Request a demo and see how Shufti’s real-time identity monitoring works.
Frequently Asked Questions
What is identity monitoring?
Identity monitoring is the continuous tracking of breach databases, dark web sources, and behavioural signals to detect when a customer's identity may have been compromised. It operates throughout the customer lifecycle, not just at onboarding, providing ongoing protection for accounts your business is already managing.
How does identity monitoring work?
It combines real-time breach feed scanning, dark web intelligence, and behavioural analytics into a unified risk scoring engine. When a customer's score crosses a defined threshold, the system triggers an automated response: step-up verification, transaction suspension, or account flagging before damage can occur.
What is dark web identity monitoring?
Dark web monitoring deploys crawlers to scan encrypted forums and credential marketplaces for stolen customer data. When a match surfaces against your customer database, an alert fires immediately, giving your team time to invalidate sessions before an attacker can exploit the access.
How does identity monitoring detect account takeover?

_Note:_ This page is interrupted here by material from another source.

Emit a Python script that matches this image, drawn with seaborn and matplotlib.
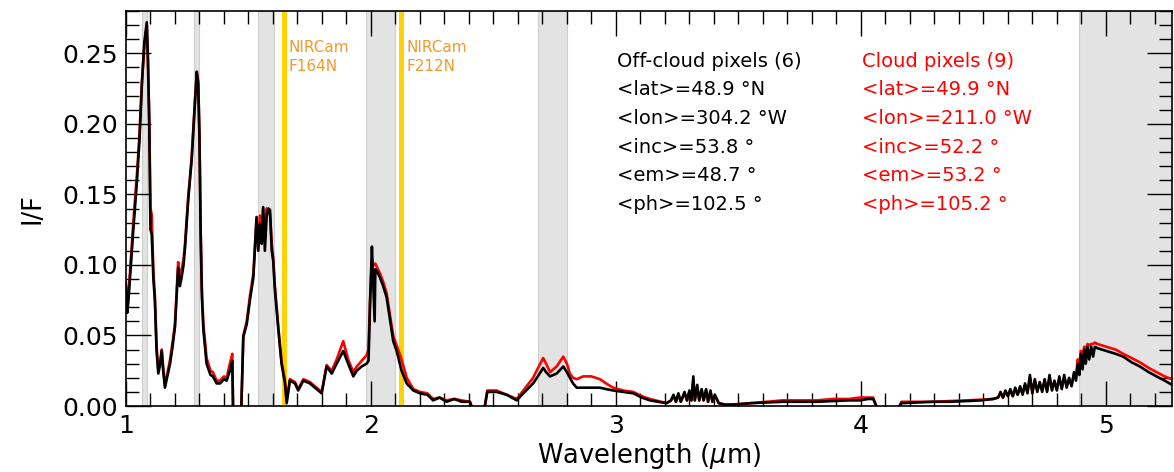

It flags early signals that precede account takeover: credential exposure in breach databases, sudden device or location changes, anomalous transaction patterns, and authentication spikes. Catching these signals before a transaction completes is what separates detection from after-the-fact forensics.
What triggers an identity monitoring alert?
Common triggers include a customer's credentials appearing in a data breach, a significant login device or location change, multiple failed authentication attempts in a short window, or transaction behaviour that deviates sharply from the customer's established history.